Samsung sells smartphones and tablets powered by Google Inc.'s
Android software. But Microsoft has said some of its patents are
included in Android technologies, such as methods for displaying
multiple windows in a Web browser. Therefore, Samsung and other
smartphone makers pay royalty fees to Microsoft for each Android
device they sell.
Neither Samsung nor Microsoft have disclosed previously the size
of these royalty payments. The amount of Samsung's payment made
last fall was included in a previously redacted legal filing in a
monthslong contract dispute between the two companies.
In the legal fight that started this summer, Microsoft
complained that Samsung failed to honor a 2011 patent-licensing
contract between the two companies. Samsung said Microsoft's
purchase of Nokia Corp.'s mobile-phone business in April violated
the terms of a business contract between the companies, according
to the court filing.
Samsung hasn't responded to Microsoft's complaint. A spokeswoman
for the company declined to comment Friday.

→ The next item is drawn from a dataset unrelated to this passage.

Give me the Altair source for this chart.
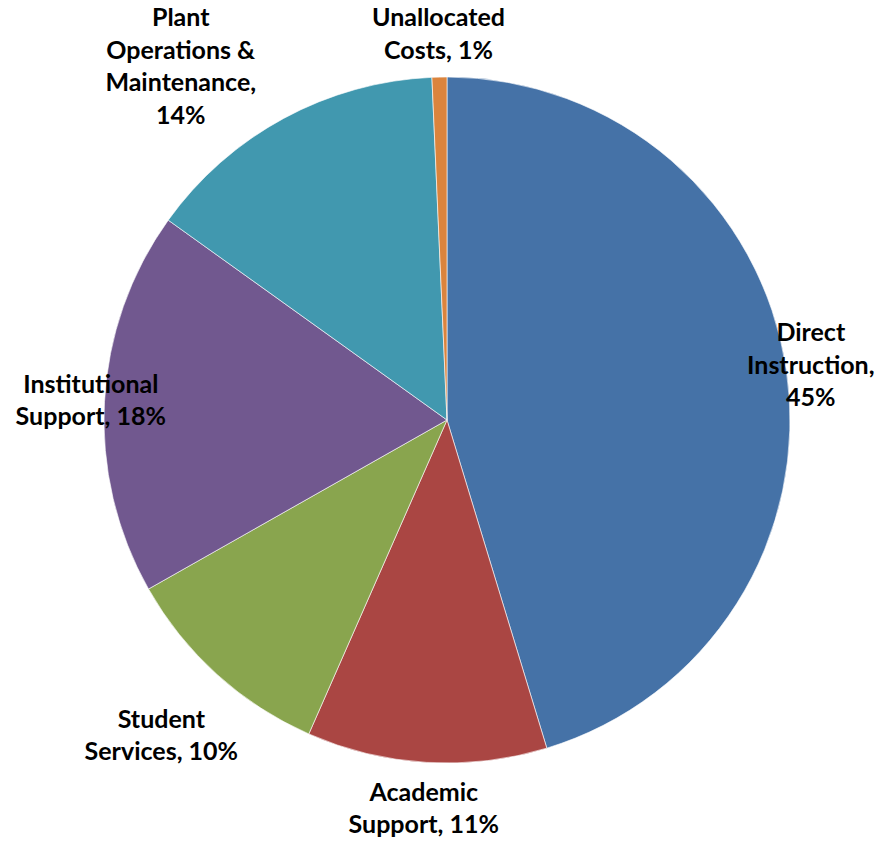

Patent disputes have become common in the smartphone age, and
they have spilled repeatedly into courts, including high-profile
tussles between Samsung and Apple Inc. The Microsoft lawsuit shows
intellectual property remains a flash point among technology
giants.
Microsoft is asking a judge to enforce the terms of the 2011
contract with Samsung and declare that the Nokia acquisition
doesn't invalidate the companies' pre-existing agreement. Microsoft
also is seeking $6.9 million in damages because Samsung was late
paying the $1 billion royalty payment owed last fall.